* Data extract
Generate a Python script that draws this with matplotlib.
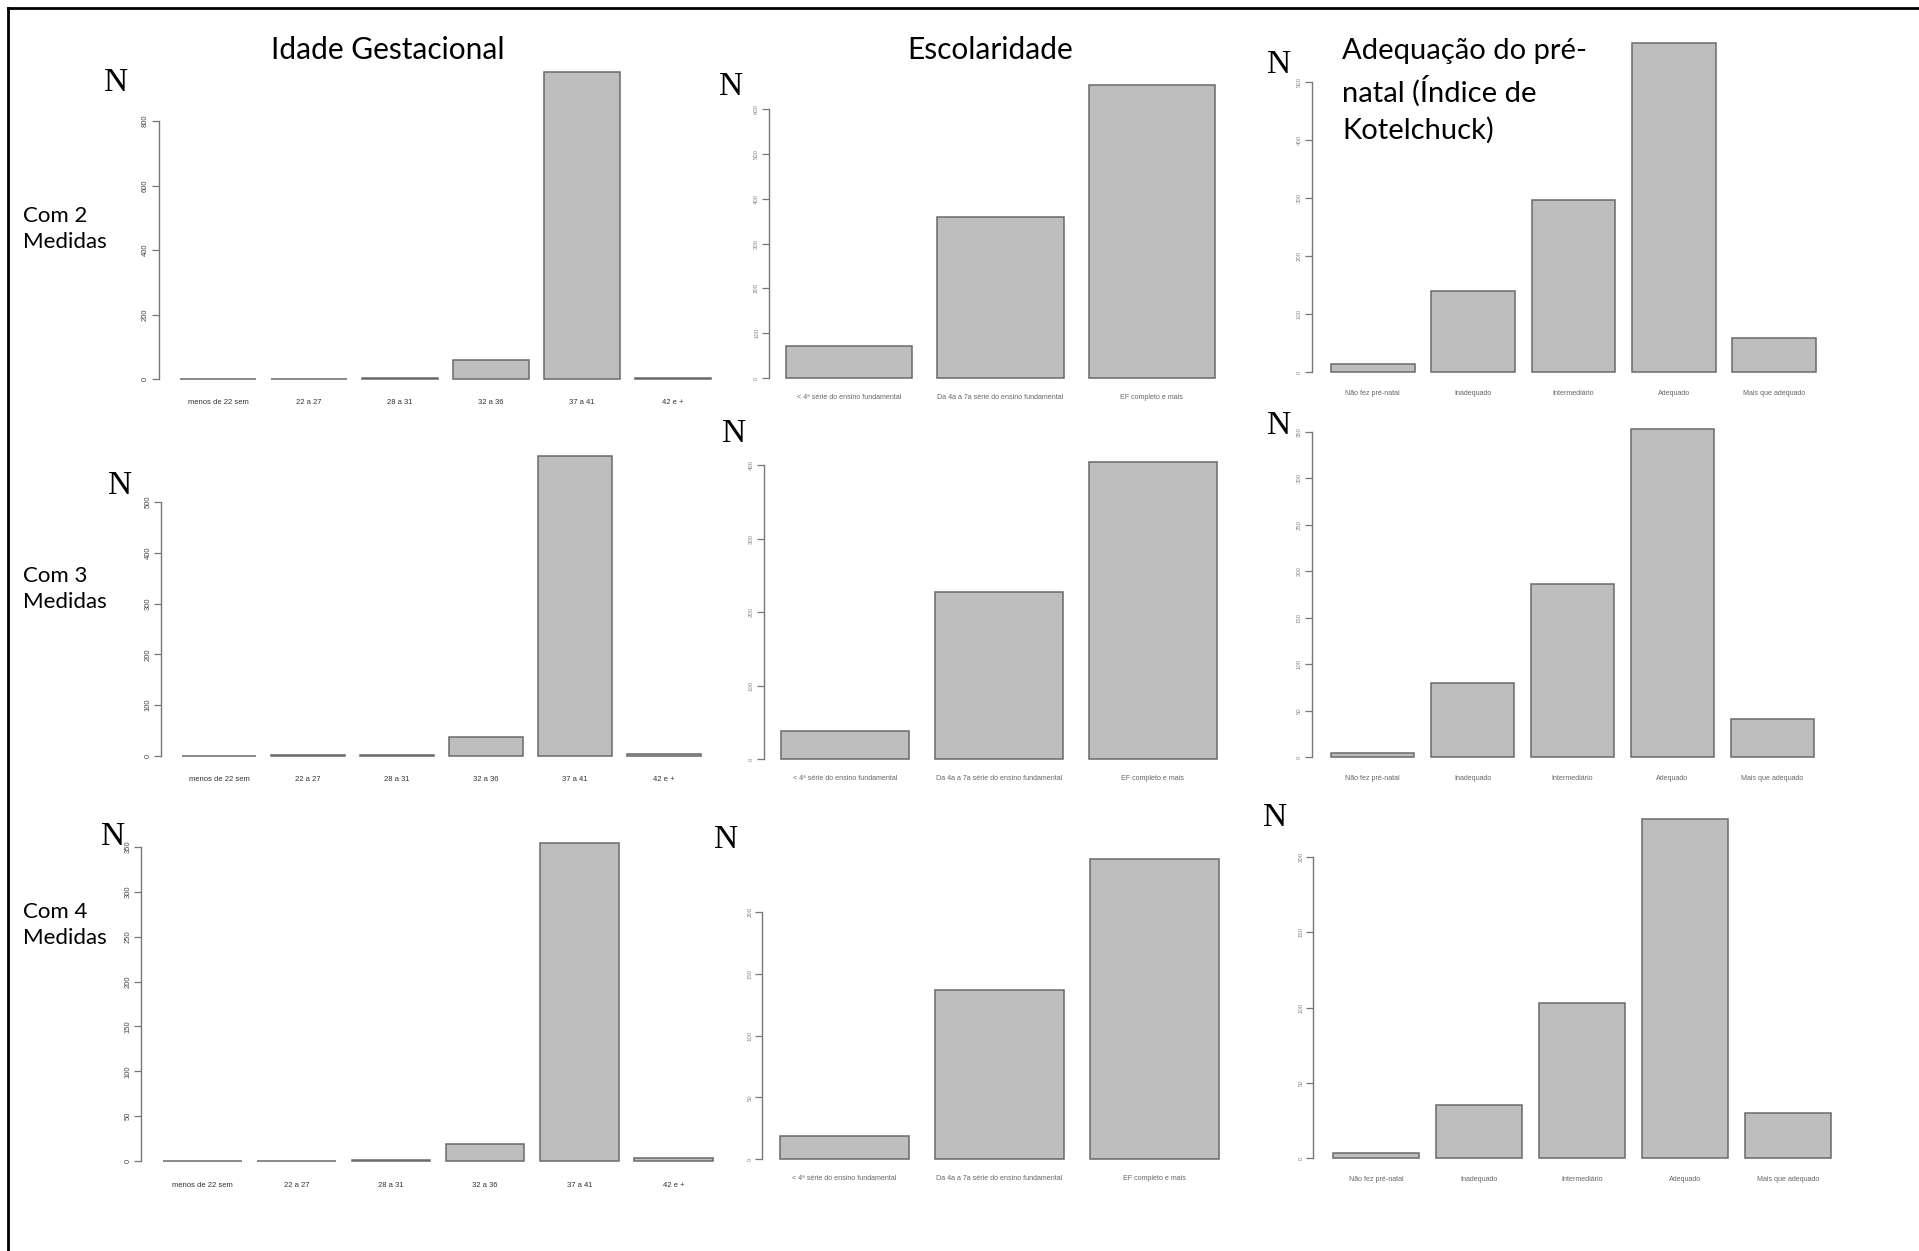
import matplotlib
matplotlib.use("Agg")
import matplotlib.pyplot as plt
from matplotlib.lines import Line2D

# categories
idade_cats = ["menos de 22 sem", "22 a 27", "28 a 31", "32 a 36", "37 a 41", "42 e +"]
escol_cats = ["< 4ª série do ensino fundamental", "Da 4a a 7a série do ensino fundamental",
              "EF completo e mais"]
adeq_cats = ["Não fez pré-natal", "Inadequado", "Intermediário", "Adequado", "Mais que adequado"]

# counts, one list per row (2, 3 and 4 measurements)
idade_2 = [0, 1, 4, 58, 952, 4]
idade_3 = [0, 1, 2, 38, 591, 4]
idade_4 = [0, 0, 1, 19, 354, 3]
escol_2 = [71, 358, 654]
escol_3 = [38, 227, 404]
escol_4 = [19, 137, 243]
adeq_2 = [14, 139, 297, 567, 59]
adeq_3 = [4, 80, 186, 353, 41]
adeq_4 = [3, 35, 103, 225, 30]

col_titles = ["Idade Gestacional", "Escolaridade", "Adequação do pré-\nnatal (Índice de\nKotelchuck)"]
row_titles = ["Com 2\nMedidas", "Com 3\nMedidas", "Com 4\nMedidas"]
ytick_steps = [[200, 100, 100], [100, 100, 50], [50, 50, 50]]

W, H = 1919, 1251
fig = plt.figure(figsize=(W / 100, H / 100), dpi=100)

# pixel placement of each panel: first bar left, last bar right, y of 0, y of top tick, top tick value
layout = [
    [(180, 711, 379, 121, 800), (786, 1215, 378, 109, 600), (1331, 1816, 372, 82, 500)],
    [(182, 701, 756, 502, 500), (781, 1217, 759, 465, 400), (1331, 1814, 757, 432, 350)],
    [(163, 713, 1161, 847, 350), (780, 1219, 1159, 912, 200), (1333, 1831, 1158, 857, 200)],
]
n_pos = [
    [(116, 83), (731, 87), (1279, 65)],
    [(120, 486), (734, 434), (1279, 426)],
    [(113, 837), (726, 840), (1275, 818)],
]

data = [
    [(idade_cats, idade_2), (escol_cats, escol_2), (adeq_cats, adeq_2)],
    [(idade_cats, idade_3), (escol_cats, escol_3), (adeq_cats, adeq_3)],
    [(idade_cats, idade_4), (escol_cats, escol_4), (adeq_cats, adeq_4)],
]

xlab_size = [5.5, 5.1, 5.1]
xlab_pad = [5.8, 3.0, 3.5]

for r in range(3):
    for c in range(3):
        cats, vals = data[r][c]
        bl, br, y0, yt, tv = layout[r][c]
        n = len(vals)
        span = 1.2 * n - 0.2
        ppx = (br - bl) / span
        ppy = (y0 - yt) / tv
        m = max(vals)
        left = bl - 0.04 * span * ppx
        width = 1.08 * span * ppx
        bot = y0 + 0.04 * m * ppy
        top = y0 - 1.04 * m * ppy
        ax = fig.add_axes([left / W, 1 - bot / H, width / W, (bot - top) / H])
        centers = [0.7 + 1.2 * i for i in range(n)]
        ax.bar(centers, vals, width=1.0, color="#bebebe", edgecolor="#6a6a6a", linewidth=1.1)
        ax.set_xlim(0.2 - 0.04 * span, 1.2 * n + 0.04 * span)
        ax.set_ylim(-0.04 * m, 1.04 * m)
        for s in ["top", "right", "bottom"]:
            ax.spines[s].set_visible(False)
        ax.spines["left"].set_bounds(0, tv)
        ax.spines["left"].set_color("#777777")
        ax.spines["left"].set_linewidth(1.0)
        step = ytick_steps[r][c]
        ticks = list(range(0, tv + 1, step))
        ax.set_yticks(ticks)
        dark = c == 0
        ax.set_yticklabels([str(t) for t in ticks], rotation=90, va="center",
                           fontsize=5.5 if dark else 4.3,
                           color="#444444" if dark else "#888888", family="Liberation Sans")
        ax.tick_params(axis="y", length=5, width=0.9, color="#777777", pad=2)
        ax.set_xticks(centers)
        ax.set_xticklabels(cats, fontsize=xlab_size[c],
                           color="#333333" if dark else "#666666", family="Liberation Sans")
        ax.tick_params(axis="x", length=0, pad=xlab_pad[c])
        ax.patch.set_alpha(0)
        nx, ny = n_pos[r][c]
        fig.text(nx / W, 1 - ny / H, "N", fontsize=24, family="Liberation Serif",
                 ha="center", va="center")

# column headers
fig.text(388 / W, 1 - 50 / H, col_titles[0], fontsize=21.5, family="Lato", ha="center", va="center")
fig.text(990 / W, 1 - 50 / H, col_titles[1], fontsize=21.5, family="Lato", ha="center", va="center")
fig.text(1342 / W, 1 - 38 / H, col_titles[2], fontsize=21, family="Lato", ha="left", va="top",
         linespacing=1.45)

# row headers
for y, t in zip([229, 589, 925], row_titles):
    fig.text(23 / W, 1 - y / H, t, fontsize=16, family="Lato", ha="left", va="center",
             linespacing=1.4)

# frame along top and left edge
fig.add_artist(Line2D([8 / W, 1], [1 - 8 / H, 1 - 8 / H], color="black", lw=2,
                      transform=fig.transFigure))
fig.add_artist(Line2D([8 / W, 8 / W], [0, 1 - 8 / H], color="black", lw=2,
                      transform=fig.transFigure))

fig.savefig("out.png", dpi=100)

* Task statement
Go from the first line of the data above to the line containing "from matplotlib.lines import Line2D" and retype exactly those lines, both included, but none of the pictures.

* Completed task
Generate a Python script that draws this with matplotlib.
import matplotlib
matplotlib.use("Agg")
import matplotlib.pyplot as plt
from matplotlib.lines import Line2D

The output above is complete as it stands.